Несмотря на свое назначение в Англию, Красин остался народным комиссаром внешней торговли. Хотя его пребывание в Ревеле было очень кратковременно, он не мог не заметить того скандального безобразия, каковыми были и деятельность, и личное поведение Гуковского. А потому чуть не первыми его словами, обращенными ко мне, были предложение и просьба, чтобы я согласился заместить Гуковского в Ревеле. И тут же он рассказал мне кое-что о Гуковском, о чем я уже выше упомянул.
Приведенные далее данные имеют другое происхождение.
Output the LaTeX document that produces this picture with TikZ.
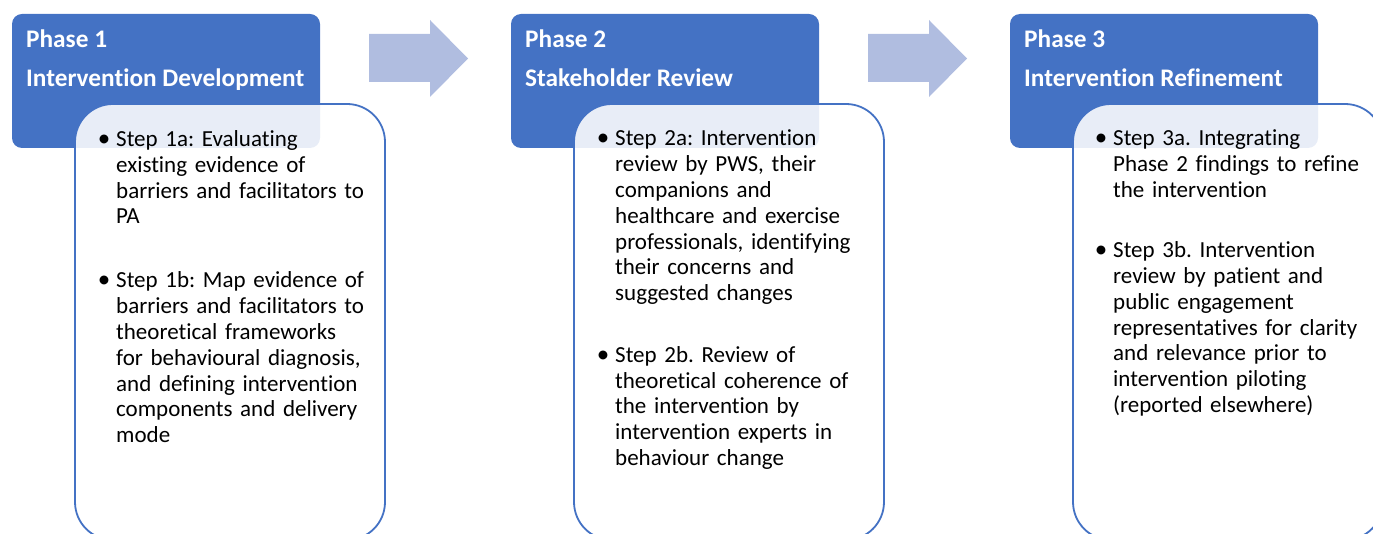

Но к этому он прибавил одну пикантную подробность, о которой я не знал.
- Знаешь ли, я видал, брат, виды, - сказал он, - но там в Ревеле у нас такая марка, что форменным образом не отплюешься… Гуковский, дорвавшись до высокого поста и, между нами говоря, подкупая все верхи (кроме неподкупных Ленина и Рыкова, к которым он благоразумно и не суется) своими подарками, чувствуя себя неуязвимым, разошелся вовсю… И все там дерут, от последней машинистки до самого Гуковского… Мне и в Лондоне все в глаза тычут Гуковским, не исключая и самого Ллойд Джорджа… Заграничная пресса полна описаний его похождений… Словом, это скандал, перманентный скандал… А здесь я уже узнал, как ЦК, - а уж там все его друзья-приятели, потому что всем "дадено" - сам сконфузился, начал одергивать его… Ничего не помогает - Гуковский закусил удила… Убедившись в том, что Гуковскому наплевать на все замечания, на все дружеские "осаже", что с ним дружескими увещаниями ничего не сделаешь, ЦК прибег к педагогическим мерам: решил обратить его на путь истины и вернуть в лоно семейной жизни… Разыскали его жену и детей - у него их, кажется, трое-четверо - и, не предупредив его, командировали их всех к нему в Ревель… Ты представь себе наших "цекистов" в роли поборников семейного очага!.. Ха-ха-ха… И вот в один прекрасный день весь этот "семейный очаг" и пожаловал к Гуковскому… Но, знаешь ли, и это не помогло, и все осталось по-старому - и кутежи, и оргии, и певички…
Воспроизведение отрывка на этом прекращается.